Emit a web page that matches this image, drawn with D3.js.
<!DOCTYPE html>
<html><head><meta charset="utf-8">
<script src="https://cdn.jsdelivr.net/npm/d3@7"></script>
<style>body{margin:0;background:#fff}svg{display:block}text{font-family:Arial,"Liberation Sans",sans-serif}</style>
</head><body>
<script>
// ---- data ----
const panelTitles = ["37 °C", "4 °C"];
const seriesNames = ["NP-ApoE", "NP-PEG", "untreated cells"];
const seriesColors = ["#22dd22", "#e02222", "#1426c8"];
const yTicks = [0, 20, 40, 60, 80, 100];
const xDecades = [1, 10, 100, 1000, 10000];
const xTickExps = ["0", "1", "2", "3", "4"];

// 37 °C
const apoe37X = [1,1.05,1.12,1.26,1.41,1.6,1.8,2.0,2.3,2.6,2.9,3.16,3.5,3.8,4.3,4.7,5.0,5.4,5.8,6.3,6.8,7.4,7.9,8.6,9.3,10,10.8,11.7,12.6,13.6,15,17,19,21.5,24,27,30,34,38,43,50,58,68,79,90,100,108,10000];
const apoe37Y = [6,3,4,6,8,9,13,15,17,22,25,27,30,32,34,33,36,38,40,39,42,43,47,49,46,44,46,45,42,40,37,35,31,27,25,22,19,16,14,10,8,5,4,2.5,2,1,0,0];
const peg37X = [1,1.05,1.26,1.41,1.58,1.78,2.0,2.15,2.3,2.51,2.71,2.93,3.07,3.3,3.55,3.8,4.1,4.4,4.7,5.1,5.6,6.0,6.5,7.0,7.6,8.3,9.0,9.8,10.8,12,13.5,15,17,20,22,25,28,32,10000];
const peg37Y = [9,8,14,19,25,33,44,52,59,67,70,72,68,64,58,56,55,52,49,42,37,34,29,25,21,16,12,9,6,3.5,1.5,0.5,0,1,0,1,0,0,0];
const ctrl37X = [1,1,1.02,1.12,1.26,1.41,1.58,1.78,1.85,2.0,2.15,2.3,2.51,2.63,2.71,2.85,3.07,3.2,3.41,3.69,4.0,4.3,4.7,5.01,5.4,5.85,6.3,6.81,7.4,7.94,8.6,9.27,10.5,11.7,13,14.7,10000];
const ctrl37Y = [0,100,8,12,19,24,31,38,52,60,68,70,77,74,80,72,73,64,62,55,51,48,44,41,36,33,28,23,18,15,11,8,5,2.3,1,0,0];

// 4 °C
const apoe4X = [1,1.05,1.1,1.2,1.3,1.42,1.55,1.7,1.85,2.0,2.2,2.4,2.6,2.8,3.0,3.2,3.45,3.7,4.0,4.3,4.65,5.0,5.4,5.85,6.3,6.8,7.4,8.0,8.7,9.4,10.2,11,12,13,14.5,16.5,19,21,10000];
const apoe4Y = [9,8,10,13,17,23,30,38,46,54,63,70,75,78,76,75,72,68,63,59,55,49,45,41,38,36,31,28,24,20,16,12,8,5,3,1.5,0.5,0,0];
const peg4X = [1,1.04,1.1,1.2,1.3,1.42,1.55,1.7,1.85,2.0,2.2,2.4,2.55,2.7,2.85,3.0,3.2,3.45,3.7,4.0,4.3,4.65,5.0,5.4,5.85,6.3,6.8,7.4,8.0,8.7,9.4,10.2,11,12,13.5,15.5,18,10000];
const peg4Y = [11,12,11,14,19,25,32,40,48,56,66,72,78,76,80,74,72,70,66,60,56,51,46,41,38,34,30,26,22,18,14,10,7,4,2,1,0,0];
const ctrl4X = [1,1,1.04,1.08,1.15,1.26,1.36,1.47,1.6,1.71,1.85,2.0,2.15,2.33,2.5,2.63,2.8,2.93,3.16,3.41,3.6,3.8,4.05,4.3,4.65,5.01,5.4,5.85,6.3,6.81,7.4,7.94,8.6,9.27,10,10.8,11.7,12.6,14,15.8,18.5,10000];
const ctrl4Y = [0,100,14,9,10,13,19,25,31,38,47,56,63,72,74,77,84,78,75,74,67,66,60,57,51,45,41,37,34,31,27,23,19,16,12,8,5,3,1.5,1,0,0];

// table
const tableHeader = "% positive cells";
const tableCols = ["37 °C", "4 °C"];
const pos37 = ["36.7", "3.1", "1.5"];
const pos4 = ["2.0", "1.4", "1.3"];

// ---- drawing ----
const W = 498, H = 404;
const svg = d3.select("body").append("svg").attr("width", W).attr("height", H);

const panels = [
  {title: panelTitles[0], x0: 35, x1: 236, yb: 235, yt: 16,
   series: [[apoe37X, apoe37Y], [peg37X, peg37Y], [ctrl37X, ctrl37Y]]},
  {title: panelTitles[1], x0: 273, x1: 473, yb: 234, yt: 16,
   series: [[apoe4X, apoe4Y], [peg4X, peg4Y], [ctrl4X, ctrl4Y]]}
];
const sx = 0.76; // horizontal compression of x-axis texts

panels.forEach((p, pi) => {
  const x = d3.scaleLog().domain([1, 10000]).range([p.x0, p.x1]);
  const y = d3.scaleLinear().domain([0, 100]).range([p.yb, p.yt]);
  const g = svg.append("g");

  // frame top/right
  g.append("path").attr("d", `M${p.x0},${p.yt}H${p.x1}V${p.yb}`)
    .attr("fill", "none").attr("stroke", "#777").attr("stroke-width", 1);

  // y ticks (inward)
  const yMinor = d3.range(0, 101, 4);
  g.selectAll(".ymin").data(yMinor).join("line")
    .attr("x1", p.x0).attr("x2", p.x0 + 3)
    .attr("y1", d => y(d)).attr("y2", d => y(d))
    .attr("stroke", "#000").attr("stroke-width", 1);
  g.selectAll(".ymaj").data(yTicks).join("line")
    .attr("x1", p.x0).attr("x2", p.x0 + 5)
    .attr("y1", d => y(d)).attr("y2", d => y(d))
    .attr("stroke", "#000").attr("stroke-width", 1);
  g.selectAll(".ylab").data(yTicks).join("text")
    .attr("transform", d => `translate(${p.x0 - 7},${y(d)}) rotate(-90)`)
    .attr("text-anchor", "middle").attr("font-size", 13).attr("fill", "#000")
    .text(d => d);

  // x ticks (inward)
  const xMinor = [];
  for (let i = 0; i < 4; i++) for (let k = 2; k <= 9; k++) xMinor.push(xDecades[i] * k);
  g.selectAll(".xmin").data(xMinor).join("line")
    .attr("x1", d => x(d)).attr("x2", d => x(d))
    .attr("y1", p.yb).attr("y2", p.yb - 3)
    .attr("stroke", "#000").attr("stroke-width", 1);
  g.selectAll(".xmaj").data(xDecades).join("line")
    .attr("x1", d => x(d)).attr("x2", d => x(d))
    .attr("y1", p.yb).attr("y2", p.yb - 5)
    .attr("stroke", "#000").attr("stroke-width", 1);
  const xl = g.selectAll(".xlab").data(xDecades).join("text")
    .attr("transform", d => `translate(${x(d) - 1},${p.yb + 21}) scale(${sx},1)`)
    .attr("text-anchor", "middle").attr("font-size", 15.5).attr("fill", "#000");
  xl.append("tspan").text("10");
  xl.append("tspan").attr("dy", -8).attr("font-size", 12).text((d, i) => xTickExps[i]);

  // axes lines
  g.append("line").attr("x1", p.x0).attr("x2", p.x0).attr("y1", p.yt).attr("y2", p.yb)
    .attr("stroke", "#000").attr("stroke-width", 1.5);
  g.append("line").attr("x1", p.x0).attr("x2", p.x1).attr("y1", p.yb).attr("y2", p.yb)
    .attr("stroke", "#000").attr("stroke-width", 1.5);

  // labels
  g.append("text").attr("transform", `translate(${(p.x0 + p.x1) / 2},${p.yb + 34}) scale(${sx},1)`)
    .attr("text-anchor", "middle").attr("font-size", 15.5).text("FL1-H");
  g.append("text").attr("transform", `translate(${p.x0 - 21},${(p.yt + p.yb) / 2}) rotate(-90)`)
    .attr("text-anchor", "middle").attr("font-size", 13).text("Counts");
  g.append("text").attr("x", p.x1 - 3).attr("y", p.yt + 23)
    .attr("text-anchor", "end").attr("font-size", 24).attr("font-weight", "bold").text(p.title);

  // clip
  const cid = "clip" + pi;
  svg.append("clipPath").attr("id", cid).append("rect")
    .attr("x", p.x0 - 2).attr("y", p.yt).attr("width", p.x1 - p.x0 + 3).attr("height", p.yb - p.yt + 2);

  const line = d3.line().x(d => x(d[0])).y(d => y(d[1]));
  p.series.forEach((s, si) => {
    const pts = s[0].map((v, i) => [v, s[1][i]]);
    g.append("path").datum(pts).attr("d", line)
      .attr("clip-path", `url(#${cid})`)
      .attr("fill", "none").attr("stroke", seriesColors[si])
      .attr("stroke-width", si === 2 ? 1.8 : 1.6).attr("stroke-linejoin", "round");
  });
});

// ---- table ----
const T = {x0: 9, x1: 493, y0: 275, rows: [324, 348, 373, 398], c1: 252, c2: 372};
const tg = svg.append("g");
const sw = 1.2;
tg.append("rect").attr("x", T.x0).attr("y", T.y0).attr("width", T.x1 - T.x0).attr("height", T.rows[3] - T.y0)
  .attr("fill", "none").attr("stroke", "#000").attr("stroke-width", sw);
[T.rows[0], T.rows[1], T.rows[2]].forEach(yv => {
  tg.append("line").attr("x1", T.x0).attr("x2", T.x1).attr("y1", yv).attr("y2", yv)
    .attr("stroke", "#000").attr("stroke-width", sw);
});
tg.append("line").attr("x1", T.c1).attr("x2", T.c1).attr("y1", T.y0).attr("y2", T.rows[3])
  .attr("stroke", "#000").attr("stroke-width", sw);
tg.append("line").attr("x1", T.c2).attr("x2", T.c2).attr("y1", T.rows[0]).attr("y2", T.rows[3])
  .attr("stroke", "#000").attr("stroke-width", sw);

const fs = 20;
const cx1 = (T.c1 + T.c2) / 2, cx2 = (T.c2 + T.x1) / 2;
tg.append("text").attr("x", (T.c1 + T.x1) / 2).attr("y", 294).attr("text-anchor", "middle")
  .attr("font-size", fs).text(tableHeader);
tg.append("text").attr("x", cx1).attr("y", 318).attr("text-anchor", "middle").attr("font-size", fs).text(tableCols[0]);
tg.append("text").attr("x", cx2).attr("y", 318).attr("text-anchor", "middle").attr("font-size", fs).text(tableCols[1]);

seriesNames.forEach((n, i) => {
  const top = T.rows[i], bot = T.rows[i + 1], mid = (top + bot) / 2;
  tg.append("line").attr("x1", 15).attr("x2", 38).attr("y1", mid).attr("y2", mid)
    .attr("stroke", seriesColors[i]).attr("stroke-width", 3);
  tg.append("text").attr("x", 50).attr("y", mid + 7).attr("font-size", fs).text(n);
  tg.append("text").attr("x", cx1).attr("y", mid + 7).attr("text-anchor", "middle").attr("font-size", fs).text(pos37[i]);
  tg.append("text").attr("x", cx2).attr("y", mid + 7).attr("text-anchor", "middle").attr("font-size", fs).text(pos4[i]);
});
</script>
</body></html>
* * *
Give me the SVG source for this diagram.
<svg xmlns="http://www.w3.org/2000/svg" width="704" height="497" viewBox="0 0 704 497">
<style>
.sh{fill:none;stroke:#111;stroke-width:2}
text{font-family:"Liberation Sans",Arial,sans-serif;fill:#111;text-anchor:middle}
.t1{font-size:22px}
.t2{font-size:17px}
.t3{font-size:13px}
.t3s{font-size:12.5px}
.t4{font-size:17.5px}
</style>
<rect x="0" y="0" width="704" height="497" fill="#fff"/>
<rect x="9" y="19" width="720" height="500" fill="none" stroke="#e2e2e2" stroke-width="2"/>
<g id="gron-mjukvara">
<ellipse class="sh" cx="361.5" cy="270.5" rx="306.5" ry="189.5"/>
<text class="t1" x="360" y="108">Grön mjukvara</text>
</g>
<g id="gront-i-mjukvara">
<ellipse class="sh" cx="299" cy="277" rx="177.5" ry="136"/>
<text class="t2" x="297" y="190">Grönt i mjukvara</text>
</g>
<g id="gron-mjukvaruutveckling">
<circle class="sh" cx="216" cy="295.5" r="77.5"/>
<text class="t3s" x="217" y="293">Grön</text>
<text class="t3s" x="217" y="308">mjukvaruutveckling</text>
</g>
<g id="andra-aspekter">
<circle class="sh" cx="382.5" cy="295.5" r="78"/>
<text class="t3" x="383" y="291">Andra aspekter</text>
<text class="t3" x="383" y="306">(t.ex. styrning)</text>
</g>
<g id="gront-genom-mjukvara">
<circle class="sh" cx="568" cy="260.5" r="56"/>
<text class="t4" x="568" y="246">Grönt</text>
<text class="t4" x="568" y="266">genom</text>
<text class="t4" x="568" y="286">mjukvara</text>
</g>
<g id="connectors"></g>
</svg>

[What to work on]:
From the entries above, copy every line where the word "this" shows up.

[Solved problem]:
Emit a web page that matches this image, drawn with D3.js.
Give me the SVG source for this diagram.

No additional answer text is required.